Capitalizing on a lull in the armed conflict in the Ako Municipality CIRMAD organized a stakeholder meeting in Ako town on the 16th January 2020 for the mobilization of local stakeholders for chimpanzee conservation in Ako-Mbembe Forest Reserve; and the evaluation of CIRMAD’s 2018 Beekeeping project of community empowerment, a community conservation initiative.
The Ako-Mbembe Forest Reserve is recognized as “Important Priority Site” for the conservation of the Endangered Nigeria-Cameroon chimpanzee in the Bamenda Highlands of Cameroon.
During the meeting the the beneficiaries of the training formally received their signed/officiated certificates.

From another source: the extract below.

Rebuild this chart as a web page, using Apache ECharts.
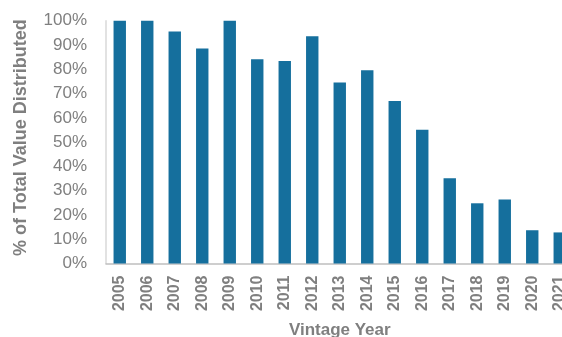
<!DOCTYPE html>
<html>
<head>
<meta charset="utf-8">
<script src="https://cdn.jsdelivr.net/npm/echarts@6/dist/echarts.min.js"></script>
<style>html,body{margin:0;padding:0;background:#fff}#c{width:562px;height:337px}</style>
</head>
<body>
<div id="c"></div>
<script>
const years = ['2005','2006','2007','2008','2009','2010','2011','2012','2013','2014','2015','2016','2017','2018','2019','2020','2021'];
const distributed = [100, 100, 95.6, 88.6, 100, 84.1, 83.4, 93.6, 74.5, 79.6, 66.9, 55.1, 35.1, 24.8, 26.4, 13.7, 12.8];
const yTicks = { min: 0, max: 100, interval: 10 };

const chart = echarts.init(document.getElementById('c'), null, { renderer: 'canvas' });
const font = '"Liberation Sans", Arial, sans-serif';
chart.setOption({
  animation: false,
  grid: { left: 106, right: -11.5, top: 20.7, bottom: 73.5, containLabel: false, outerBoundsMode: 'none' },
  xAxis: {
    type: 'category',
    data: years,
    axisLine: { show: true, lineStyle: { color: '#bfbfbf', width: 1.5 } },
    axisTick: { show: false },
    axisLabel: { rotate: 90, margin: 12, color: '#7f7f7f', fontSize: 16, fontWeight: 'bold', fontFamily: font, interval: 0 },
    name: 'Vintage Year',
    nameLocation: 'middle',
    nameGap: 58,
    nameTextStyle: { color: '#7f7f7f', fontSize: 17, fontWeight: 'bold', fontFamily: font }
  },
  yAxis: {
    type: 'value',
    min: yTicks.min, max: yTicks.max, interval: yTicks.interval,
    axisLine: { show: true, lineStyle: { color: '#d9d9d9', width: 1.5 } },
    axisTick: { show: false },
    splitLine: { show: false },
    axisLabel: { formatter: '{value}%', color: '#7f7f7f', fontSize: 17, fontFamily: font, margin: 19 },
    name: '% of Total Value Distributed',
    nameLocation: 'middle',
    nameGap: 76,
    nameTextStyle: { color: '#7f7f7f', fontSize: 18, fontWeight: 'bold', fontFamily: font, padding: [0, 0, 0, 9] }
  },
  series: [{
    type: 'bar',
    data: distributed,
    barWidth: 12.4,
    itemStyle: { color: '#156f9d' }
  }]
});
</script>
</body>
</html>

CIRMAD’s advocacy T-shirts and posters on the chimp habitat site were also distributed.
The field project evaluation was part of a local stakeholders meeting in which had the participation of traditional rulers, religious authorities, municipal councilors, union/CIG leaders, hunters, farmers and especially beneficiaries of our 2018 beekeeping training and empowerment.

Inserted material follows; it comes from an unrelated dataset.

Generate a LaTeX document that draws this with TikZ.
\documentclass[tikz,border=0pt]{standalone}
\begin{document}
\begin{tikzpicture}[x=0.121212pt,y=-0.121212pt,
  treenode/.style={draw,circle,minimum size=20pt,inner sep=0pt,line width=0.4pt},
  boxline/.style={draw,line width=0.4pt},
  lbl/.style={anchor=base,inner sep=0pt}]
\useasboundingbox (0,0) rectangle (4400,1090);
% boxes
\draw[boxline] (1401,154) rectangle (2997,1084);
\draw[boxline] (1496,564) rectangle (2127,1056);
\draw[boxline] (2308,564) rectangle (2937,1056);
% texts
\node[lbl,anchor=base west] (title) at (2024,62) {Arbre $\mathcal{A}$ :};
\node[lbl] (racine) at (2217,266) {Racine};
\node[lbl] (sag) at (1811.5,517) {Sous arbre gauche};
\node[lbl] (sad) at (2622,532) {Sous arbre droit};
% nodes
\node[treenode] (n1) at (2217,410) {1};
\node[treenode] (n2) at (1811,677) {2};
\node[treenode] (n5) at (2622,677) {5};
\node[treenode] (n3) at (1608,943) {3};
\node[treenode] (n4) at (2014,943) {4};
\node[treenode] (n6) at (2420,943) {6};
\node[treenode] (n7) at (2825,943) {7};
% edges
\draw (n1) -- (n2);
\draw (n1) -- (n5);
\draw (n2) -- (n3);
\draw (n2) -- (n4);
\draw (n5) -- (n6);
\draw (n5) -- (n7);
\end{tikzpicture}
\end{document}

Surprisingly, in spite of the armed conflict that had heightened in the municipality for about a year, over a dozen of the 27 beneficiaries of the training had put hands on deck and not only produced tens of litres of honey and sold for tens of thousands, but also produced subsidiary products like bee bread, beeswax, etc.

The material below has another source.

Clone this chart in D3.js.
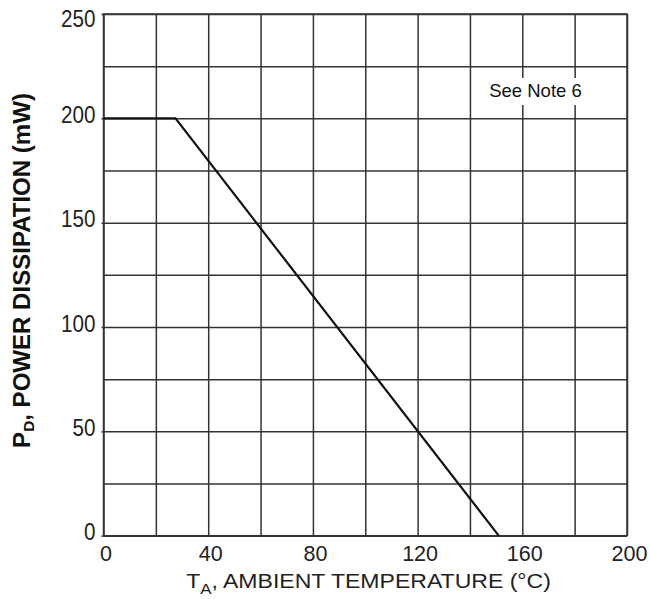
<!DOCTYPE html>
<html><head><meta charset="utf-8">
<script src="https://cdn.jsdelivr.net/npm/d3@7"></script>
<style>body{margin:0;background:#fff}svg{display:block}text{font-family:"Liberation Sans",Arial,sans-serif}</style>
</head><body>
<svg id="c" width="650" height="599"></svg>
<script>
const curveT = [0, 27.5, 151];
const curveP = [200, 200, 0];
const xGridTicks = [0,20,40,60,80,100,120,140,160,180,200];
const yGridTicks = [0,25,50,75,100,125,150,175,200,225,250];
const xLabelTicks = [0,40,80,120,160,200];
const yLabelTicks = [0,50,100,150,200,250];
const noteText = "See Note 6";

const svg = d3.select("#c");
const L = 103.5, R = 627, T = 14, B = 535.7;
const x = d3.scaleLinear().domain([0,200]).range([L,R]);
const y = d3.scaleLinear().domain([0,250]).range([B,T]);
const gridColor = "#333";

// grid
const gx = svg.append("g").attr("transform",`translate(0,${B})`)
  .call(d3.axisBottom(x).tickValues(xGridTicks).tickSize(-(B-T)).tickFormat(""));
gx.select(".domain").remove();
gx.selectAll("line").attr("stroke",gridColor).attr("stroke-width",1.5);
const gy = svg.append("g").attr("transform",`translate(${L},0)`)
  .call(d3.axisLeft(y).tickValues(yGridTicks).tickSize(-(R-L)).tickFormat(""));
gy.select(".domain").remove();
gy.selectAll("line").attr("stroke",gridColor).attr("stroke-width",1.5);

// border
svg.append("rect").attr("x",L).attr("y",T).attr("width",R-L).attr("height",B-T)
  .attr("fill","none").attr("stroke",gridColor).attr("stroke-width",1.5);

// labels
const lx = svg.append("g").attr("transform",`translate(0,${B})`)
  .call(d3.axisBottom(x).tickValues(xLabelTicks).tickSize(0).tickPadding(10).tickFormat(d3.format("d")));
lx.select(".domain").remove();
lx.selectAll("text").attr("font-size",21.5).attr("fill","#222").attr("dy","0.71em").attr("dx",2);
const ly = svg.append("g").attr("transform",`translate(${L},0)`)
  .call(d3.axisLeft(y).tickValues(yLabelTicks).tickSize(2).tickPadding(6).tickFormat(d3.format("d")));
ly.select(".domain").remove();
ly.selectAll("line").attr("stroke",gridColor).attr("stroke-width",1.5);
ly.selectAll("text").attr("font-size",24).attr("fill","#222")
  .attr("dy", d => d === 250 ? "12.6px" : "0.17em")
  .attr("x",-8/0.86).attr("transform","scale(0.86,1)");

// note
svg.append("rect").attr("x",486).attr("y",78).attr("width",100).attr("height",27).attr("fill","#fff");
svg.append("text").attr("x",535.5).attr("y",97).attr("text-anchor","middle")
  .attr("font-size",18.5).attr("fill","#111").text(noteText);

// curve
const line = d3.line().x((d,i)=>x(curveT[i])).y((d,i)=>y(curveP[i]));
svg.append("path").datum(curveT).attr("d",line).attr("fill","none")
  .attr("stroke","#111").attr("stroke-width",2.2);

// axis titles
function fitLen(sel, target){
  return target / sel.node().getComputedTextLength();
}
const xt = svg.append("text").attr("x",0).attr("y",0).attr("text-anchor","middle")
  .attr("font-size",20.5).attr("fill","#222");
xt.append("tspan").text("T");
xt.append("tspan").attr("font-size",15).attr("dy",6).text("A");
xt.append("tspan").attr("dy",-6).text(", AMBIENT TEMPERATURE (°C)");
const kx = fitLen(xt, 365);
xt.attr("transform",`translate(368.5,588) scale(${kx},1)`);

const yt = svg.append("text").attr("x",0).attr("y",0)
  .attr("text-anchor","middle").attr("font-size",23.5).attr("font-weight","bold").attr("fill","#111");
yt.append("tspan").text("P");
yt.append("tspan").attr("font-size",15).attr("dy",4).text("D");
yt.append("tspan").attr("dy",-4).text(", POWER DISSIPATION (mW)");
const ky = fitLen(yt, 355);
yt.attr("transform",`translate(30,270.5) rotate(-90) scale(${ky},1)`);
</script>
</body></html>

Another major outcome of the meeting was the local stakeholders joining their voices (signatures) to the ongoing advocacy of CIRMAD against the government’s planned creation of a timber concession (FMU 11-010) across the 86 years old Ako-Mbembe Forest Reserve.
Of special note at the meeting was the commendable but crisis-hindered 2019 planned activities of the Ako Municipal Council to work towards making the Reserve a “Wildlife Park”!